Leap Broadband was responding to an order by Etain Doyle, the Telecom Regulator, which has deregulated the fixed-wireless access (FWA) broadband market, removing barriers to entry into the market.

Rory Ardagh, a director of Leap Broadband has called on the Minister for Communications and Natural Resources, to reverse the ODTR's order. Claiming that a deregulated market will not provide the return-on-investment required by new entrants to invest in equipment and to realise economies of scale. He has also called upon Minister Dermot Ahern to provide wireless licenses to new entrants, to ensure the development of a healthy fixed-wireless broadband market in Ireland.

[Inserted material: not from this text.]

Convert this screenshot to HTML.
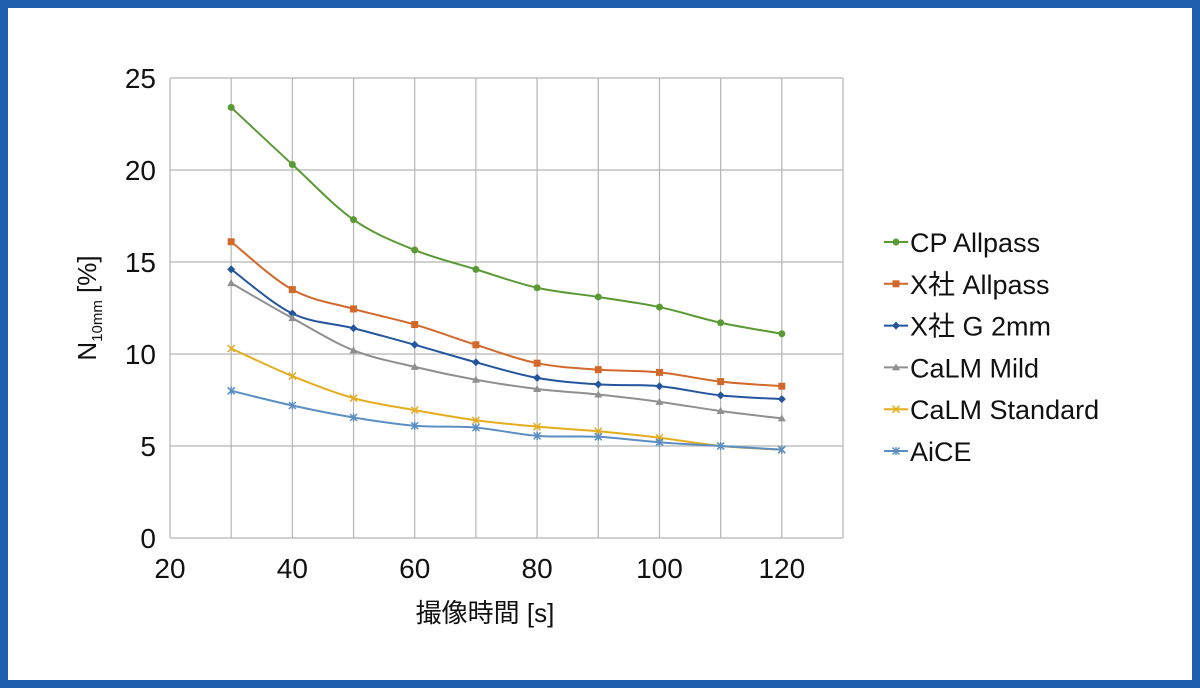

Ardagh is also seeking an inquiry by the Competition Authority into the actions of the ODTR in allowing Eircom and Chorus to "hoard" the licences that they already have, without actually making wireless broadband widely available. "Eircom and Chorus have six broadband wireless licences," Ardagh claimed in a statement, "But have failed to roll-out a useful service. As a consequence, market competition and broadband are not being developed as originally promised."

Leap Broadband currently provides fixed-wireless broadband with a basic telecoms licence, rather than a wireless licence.

Since local phone service providers and cable television providers are in the best position to provide wired broadband services, new entrants to the broadband market have looked to wireless access as the best way to provide competing broadband services to homes and small businesses.

"In a protected market environment we could use higher bandwidth equipment and a provide a greater guaranteed range," said Ardagh while speaking to ElectricNews.Net. "Our current equipment can provide a range of up to five kilometres, but in a protected market we could provide up to 8MB/s over a range of 17 kilometres."

Ardagh believes that better equipment and greater range would allow Leap to realise economies of scale and to provide wireless access at a lower cost to consumers and to compete with wired broadband. "Nobody will benefit from this decision, it's effectively a fixed-wireless broadband wasteland scenario," he said.

The decision by the ODTR is in contrast to that of UK authorities, who are currently engaged in the licensing process for 3.5GHz wireless access. Since wireless traffic requires discrete frequencies, the order specifies that all base-stations providing FWA services must be registered with the ODTR, which it says will enable operators deploying the equipment to co-operate with each other using the available frequency.

Ardagh dismissed the ODTR's idea of co-operation among competing operators to share frequencies as "a fantasy."